ROANOKE TIMES 
                      Copyright (c) 1996, Roanoke Times

DATE: Sunday, September 22, 1996             TAG: 9609230146
SECTION: VIRGINIA                 PAGE: A-1  EDITION: METRO 
DATELINE: CHESAPEAKE
SOURCE: ELIZABETH SIMPSON LANDMARK NEWS SERVICE
NOTE: Below 


HOT PHONE NUMBERS FIND WAYS AROUND CALL BLOCKS

JUDY FARMER thought her phone block would prevent her son from dialing pay-per-call numbers. Then she got a bill for $1,000. Judy Farmer couldn't believe her eyes when she received a $1,000 phone bill last month with a long list of sex chat line numbers.

Her shock was not so much that her 17-year-old mentally disabled son had made those types of calls - he'd done it before to the tune of $500 - but that blocks she put on her telephone a year ago didn't prevent a repeat performance.

Farmer soon learned that she was one of thousands of phone customers scammed by dial-a-porn companies.

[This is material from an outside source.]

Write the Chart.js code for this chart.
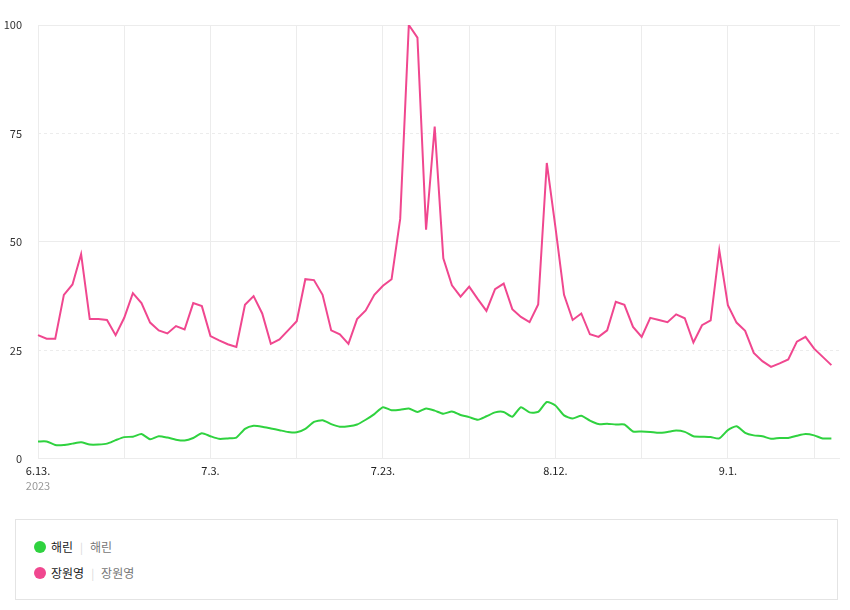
<!DOCTYPE html>
<html>
<head>
<meta charset="utf-8">
<script src="https://cdn.jsdelivr.net/npm/chart.js@4/dist/chart.umd.min.js"></script>
<style>
    body { margin: 0; background: #fff; font-family: "Noto Sans CJK KR", "Noto Sans", sans-serif; }
    .chart-wrap { position: relative; width: 850px; height: 505px; }
    .legend {
        position: absolute; left: 15px; top: 519px; width: 823px; height: 81px;
        border: 1px solid #e4e4e4; box-sizing: border-box;
    }
    .legend-item { position: absolute; left: 18px; display: flex; align-items: center; font-size: 12px; }
    .legend-item .dot { width: 12px; height: 12px; border-radius: 50%; margin-right: 5px; }
    .legend-item .name { color: #222; }
    .legend-item .sep { color: #d8d8d8; margin: 0 7px; font-size: 11px; }
    .legend-item .sub { color: #777; }
</style>
</head>
<body>
<div class="chart-wrap"><canvas id="trendChart"></canvas></div>
<div class="legend" id="legend"></div>

<script>
const startDate = new Date(2023, 5, 13);
const dayCount = 94; // 6.13. ~ 9.14. (last day has no value)

const seriesNames = ['해린', '장원영'];
const seriesColors = ['#2fd23f', '#f0478f'];

const haerin = [
    4.0, 4.0, 3.2, 3.2, 3.5, 3.8, 3.3, 3.3, 3.5, 4.3,
    5.0, 5.1, 5.7, 4.5, 5.2, 4.9, 4.4, 4.2, 4.8, 5.9,
    5.2, 4.6, 4.7, 4.9, 6.9, 7.6, 7.4, 7.0, 6.6, 6.2,
    6.1, 6.9, 8.5, 8.9, 8.0, 7.4, 7.5, 7.9, 9.0, 10.3,
    11.9, 11.2, 11.3, 11.6, 10.8, 11.6, 11.1, 10.4, 10.9, 10.1,
    9.6, 9.0, 9.8, 10.7, 10.8, 9.7, 11.9, 10.7, 10.8, 13.1,
    12.3, 10.0, 9.3, 9.9, 8.8, 8.0, 8.1, 7.9, 7.9, 6.3,
    6.3, 6.2, 6.0, 6.2, 6.5, 6.2, 5.2, 5.1, 5.0, 4.7,
    6.6, 7.5, 6.0, 5.4, 5.2, 4.6, 4.8, 4.8, 5.3, 5.7,
    5.4, 4.7, 4.7
];

const jangWonyoung = [
    28.5, 27.7, 27.7, 37.8, 40.2, 47.2, 32.2, 32.2, 32.0, 28.5,
    32.5, 38.2, 35.9, 31.4, 29.6, 28.9, 30.6, 29.8, 35.9, 35.2,
    28.3, 27.3, 26.4, 25.8, 35.5, 37.5, 33.5, 26.5, 27.5, 29.6,
    31.7, 41.4, 41.2, 37.8, 29.6, 28.7, 26.5, 32.2, 34.2, 37.8,
    39.9, 41.4, 55.3, 100, 97.1, 52.8, 76.6, 46.2, 40.0, 37.4,
    39.7, 36.8, 34.1, 39.1, 40.4, 34.5, 32.7, 31.5, 35.6, 68.2,
    53.4, 37.8, 32.0, 33.5, 28.7, 28.1, 29.6, 36.2, 35.5, 30.4,
    28.1, 32.5, 32.0, 31.5, 33.3, 32.4, 26.8, 30.8, 31.9, 48.1,
    35.4, 31.4, 29.5, 24.4, 22.5, 21.2, 22.0, 22.9, 27.0, 28.1,
    25.4, 23.5, 21.6
];

const yTicks = [0, 25, 50, 75, 100];
const yearLabel = '2023';

const tickFont = { size: 11, family: '"Noto Sans CJK KR", sans-serif' };

// build "M.D." labels for each day
const dateLabels = [];
for (let i = 0; i < dayCount; i++) {
    const d = new Date(startDate);
    d.setDate(d.getDate() + i);
    dateLabels.push(`${d.getMonth() + 1}.${d.getDate()}.`);
}

// draws the year under the first date label
const yearPlugin = {
    id: 'yearLabel',
    afterDraw(chart) {
        const { ctx, scales } = chart;
        ctx.save();
        ctx.font = `${tickFont.size}px ${tickFont.family}`;
        const x = scales.x.getPixelForValue(0) - ctx.measureText(dateLabels[0]).width / 2;
        ctx.fillStyle = '#999';
        ctx.textAlign = 'left';
        ctx.textBaseline = 'middle';
        ctx.fillText(yearLabel, x, scales.x.top + 27);
        ctx.restore();
    },
};

const ctx = document.getElementById('trendChart').getContext('2d');
new Chart(ctx, {
    type: 'line',
    data: {
        labels: dateLabels,
        datasets: [
            {
                label: seriesNames[0],
                data: haerin,
                borderColor: seriesColors[0],
                borderWidth: 2,
                pointRadius: 0,
                tension: 0.2,
            },
            {
                label: seriesNames[1],
                data: jangWonyoung,
                borderColor: seriesColors[1],
                borderWidth: 2,
                pointRadius: 0,
                tension: 0,
            },
        ],
    },
    options: {
        responsive: true,
        maintainAspectRatio: false,
        animation: false,
        layout: {
            padding: { top: 25, left: 2, right: 10, bottom: 23 },
        },
        plugins: {
            legend: { display: false },
            tooltip: { enabled: false },
        },
        scales: {
            x: {
                ticks: {
                    autoSkip: false,
                    maxRotation: 0,
                    padding: 5,
                    color: '#222',
                    font: tickFont,
                    callback: (value, index) => (index % 20 === 0 ? dateLabels[index] : ''),
                },
                grid: {
                    drawTicks: false,
                    color: (c) => (c.index % 10 === 0 ? '#ececec' : 'transparent'),
                },
                border: { display: false },
            },
            y: {
                min: 0,
                max: 100,
                afterBuildTicks: (axis) => {
                    axis.ticks = yTicks.map((v) => ({ value: v }));
                },
                afterFit: (axis) => {
                    axis.width = 36;
                },
                ticks: {
                    padding: 16,
                    color: '#333',
                    font: tickFont,
                },
                grid: {
                    drawTicks: false,
                    color: '#ececec',
                },
                border: {
                    display: false,
                    dash: (c) => (c.tick && (c.tick.value === 25 || c.tick.value === 75) ? [3, 3] : []),
                },
            },
        },
    },
    plugins: [yearPlugin],
});

// legend below the chart
const legend = document.getElementById('legend');
seriesNames.forEach((name, i) => {
    const item = document.createElement('div');
    item.className = 'legend-item';
    item.style.top = `${18 + i * 26}px`;
    item.innerHTML = `<span class="dot" style="background:${seriesColors[i]}"></span>` +
        `<span class="name">${name}</span><span class="sep">|</span><span class="sub">${name}</span>`;
    legend.appendChild(item);
});
</script>
</body>
</html>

The National Consumer League, telephone companies and federal agencies are reporting a wave of customer complaints as operators of horoscope, psychic and sex lines drop 900 numbers in favor of international numbers. The switch was in response to 1993 U.S. regulations that require full disclosure of pay-per-call costs.

Farmer's 22-page bill reveals that most of the numbers are international calls to places like the Dominican Republic, Guyana, and Sao Tome, an island off the west coast of Africa.

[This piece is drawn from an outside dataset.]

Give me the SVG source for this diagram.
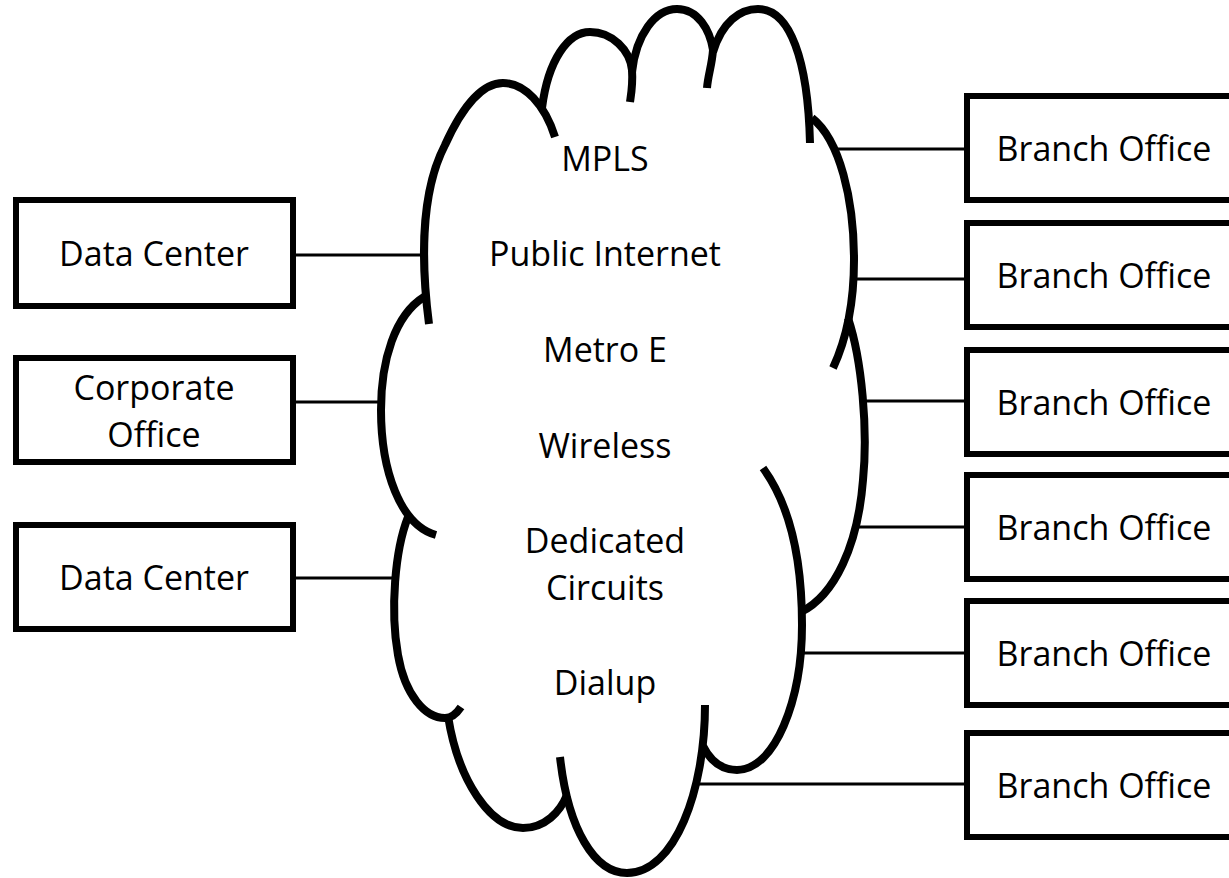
<svg xmlns="http://www.w3.org/2000/svg" width="1229" height="878" viewBox="0 0 1229 878">
<style>
.box{fill:#fff;stroke:#000;stroke-width:6}
.lbl{font-family:"Open Sans","Noto Sans","Liberation Sans",sans-serif;font-size:34px;fill:#000;text-anchor:middle}
.con{stroke:#000;stroke-width:3;fill:none}
.arc{stroke:#000;stroke-width:8;fill:none;stroke-linecap:butt}
</style>
<rect width="1229" height="878" fill="#fff"/>
<g id="connectors">
<line class="con" x1="296" y1="255" x2="425" y2="255"/>
<line class="con" x1="296" y1="402" x2="383" y2="402"/>
<line class="con" x1="296" y1="578" x2="394" y2="578"/>
<line class="con" x1="835" y1="149" x2="964" y2="149"/>
<line class="con" x1="854" y1="279" x2="964" y2="279"/>
<line class="con" x1="865" y1="401" x2="964" y2="401"/>
<line class="con" x1="859" y1="527" x2="964" y2="527"/>
<line class="con" x1="801" y1="653" x2="964" y2="653"/>
<line class="con" x1="697" y1="784" x2="964" y2="784"/>
</g>
<g id="cloud">
<path class="arc" d="M 429 324 C 422 270, 419 195, 445 145 C 463 105, 483 83, 503 83 C 525 83, 545 105, 555 137"/>
<path class="arc" d="M 542 108 C 548 60, 568 32, 590 32 C 612 32, 630 50, 632 70 C 633 85, 631 95, 630 102"/>
<path class="arc" d="M 632 72 C 636 35, 655 9, 677 9 C 698 9, 710 30, 713 50 C 712 65, 708 75, 707 88"/>
<path class="arc" d="M 713 52 C 722 22, 740 9, 758 9 C 790 9, 808 60, 810 143"/>
<path class="arc" d="M 812 118 C 840 140, 854 200, 854 260 C 854 305, 846 340, 833 368"/>
<path class="arc" d="M 848 318 C 862 360, 868 430, 863 480 C 858 545, 835 595, 801 612"/>
<path class="arc" d="M 763 468 C 790 505, 802 560, 802 625 C 802 700, 775 770, 737 770 C 720 770, 710 760, 703 746"/>
<path class="arc" d="M 705 705 C 705 790, 675 873, 627 873 C 595 873, 568 830, 560 757"/>
<path class="arc" d="M 448 716 C 458 780, 490 828, 523 828 C 545 828, 560 812, 567 795"/>
<path class="arc" d="M 408 517 C 395 550, 390 610, 398 655 C 405 695, 425 718, 445 718 C 452 718, 457 713, 461 707"/>
<path class="arc" d="M 424 297 C 395 315, 381 360, 381 410 C 381 470, 400 525, 436 535"/>
<text class="lbl" x="605" y="171">MPLS</text>
<text class="lbl" x="605" y="266">Public Internet</text>
<text class="lbl" x="605" y="362">Metro E</text>
<text class="lbl" x="605" y="458">Wireless</text>
<text class="lbl" x="605" y="553">Dedicated</text>
<text class="lbl" x="605" y="600">Circuits</text>
<text class="lbl" x="605" y="695">Dialup</text>
</g>
<g id="dc1"><rect class="box" x="16" y="200" width="277" height="106"/><text class="lbl" x="154" y="266">Data Center</text></g>
<g id="corp"><rect class="box" x="16" y="358" width="277" height="104"/><text class="lbl" x="154" y="400">Corporate</text><text class="lbl" x="154" y="447">Office</text></g>
<g id="dc2"><rect class="box" x="16" y="525" width="277" height="104"/><text class="lbl" x="154" y="590">Data Center</text></g>
<g id="b1"><rect class="box" x="967" y="96" width="280" height="104"/><text class="lbl" x="1104" y="161">Branch Office</text></g>
<g id="b2"><rect class="box" x="967" y="223" width="280" height="104"/><text class="lbl" x="1104" y="288">Branch Office</text></g>
<g id="b3"><rect class="box" x="967" y="350" width="280" height="104"/><text class="lbl" x="1104" y="415">Branch Office</text></g>
<g id="b4"><rect class="box" x="967" y="475" width="280" height="104"/><text class="lbl" x="1104" y="540">Branch Office</text></g>
<g id="b5"><rect class="box" x="967" y="601" width="280" height="104"/><text class="lbl" x="1104" y="666">Branch Office</text></g>
<g id="b6"><rect class="box" x="967" y="733" width="280" height="104"/><text class="lbl" x="1104" y="798">Branch Office</text></g>
</svg>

None of them have the familiar 900 prefix that usually signals a pay-per-call number. But the charges are: $93 for a 19-minute call, $44 for a 13-minute call, $34 for a seven-minute call.

``I was assured that these blocks would take care of the problem,'' said Farmer, who is disputing the charges.

The Federal Communications Commission alone has received more than 10,000 consumer complaints during the last three years about such calls.

The international numbers circumvent U.S. regulations that require a company to first reveal how much the call will cost and also give the caller a chance to hang up before the charges kick in.

The overseas numbers also bypass 900 blocks that parents put on their phones. In some cases, companies are using 800 or local numbers that refer callers to the costly overseas numbers.

``A lot of people are losing money, and they are feeling like they've been duped,'' said Cleo Manuel, director of public information for the National Consumer League in Washington.

The other factor that often fools phone customers is that some of the international numbers don't require a customer to dial the international code ``011,'' making it look like a regular long-distance call instead of an overseas call. Other numbers may start with an 800 number, but then ask callers to punch in additional numbers that end up transferring them overseas.

Many of the numbers Farmer is contesting have an 809 area code, which is the code for the Caribbean.

``Hi and welcome,'' says a sultry voice on a recording that answers one of the numbers. ``You've called the hot new line where everyone is tuning in and turning on. Because of the mature topics discussed on this line, you must be over 18. If you're not, hang up now. This gig is definitely for adults only.''

Tyler Gronbach, spokesman for LCI International, the long-distance carrier that Farmer was using, said they have received similar complaints over the past year from parents. LCI investigates each contested bill on a case-by-case basis.

``If it's a call that someone dialed accidentally, we can sometimes give them a credit; but if there's a series of calls, it needs to be evaluated individually,'' he said.

Farmer said the phone company told her that her son probably got the numbers off late-night television shows, and may have dialed the numbers directly or been referred to overseas numbers from local or 800 numbers.

``I know there are more parents out there who have a false sense of security with these blocks,'' Farmer said. ``Every time the phone company figures out a way to protect us, someone else finds a way around it.''

Farmer has asked LCI International to drop the charges, and also complained to Bell Atlantic, who put the blocks on her phone.

Neither company has offered to credit her bill.

``When we offer the block for 900 calls, we do not guarantee it will prevent all pay-per-call charges, because companies are very creative in finding ways around the block,'' said Paul Miller, a Bell Atlantic spokesman.

Parents who have had the same problem as Farmer have a couple of options to prevent the international calls, according to Miller.

They can put a block on all toll calls. Another type of block restricts long-distance numbers but allows customers to dial 800 numbers.

A service Bell Atlantic just began offering to its Virginia customers this year allows the customer to block specific numbers, an entire area code such as 809, or all international calls.

``There's no fail-proof way to prevent someone in your home from making these calls,'' said Lee Ann Kuster, public relations director for AT&T. ``The best thing you can do is educate your children not to make this type of call.''

Attempts to reach the operators of the sex-line companies by calling the numbers on Farmer's bill resulted in a circuit of recorded responses. The FCC also has had difficulty tracking down the companies.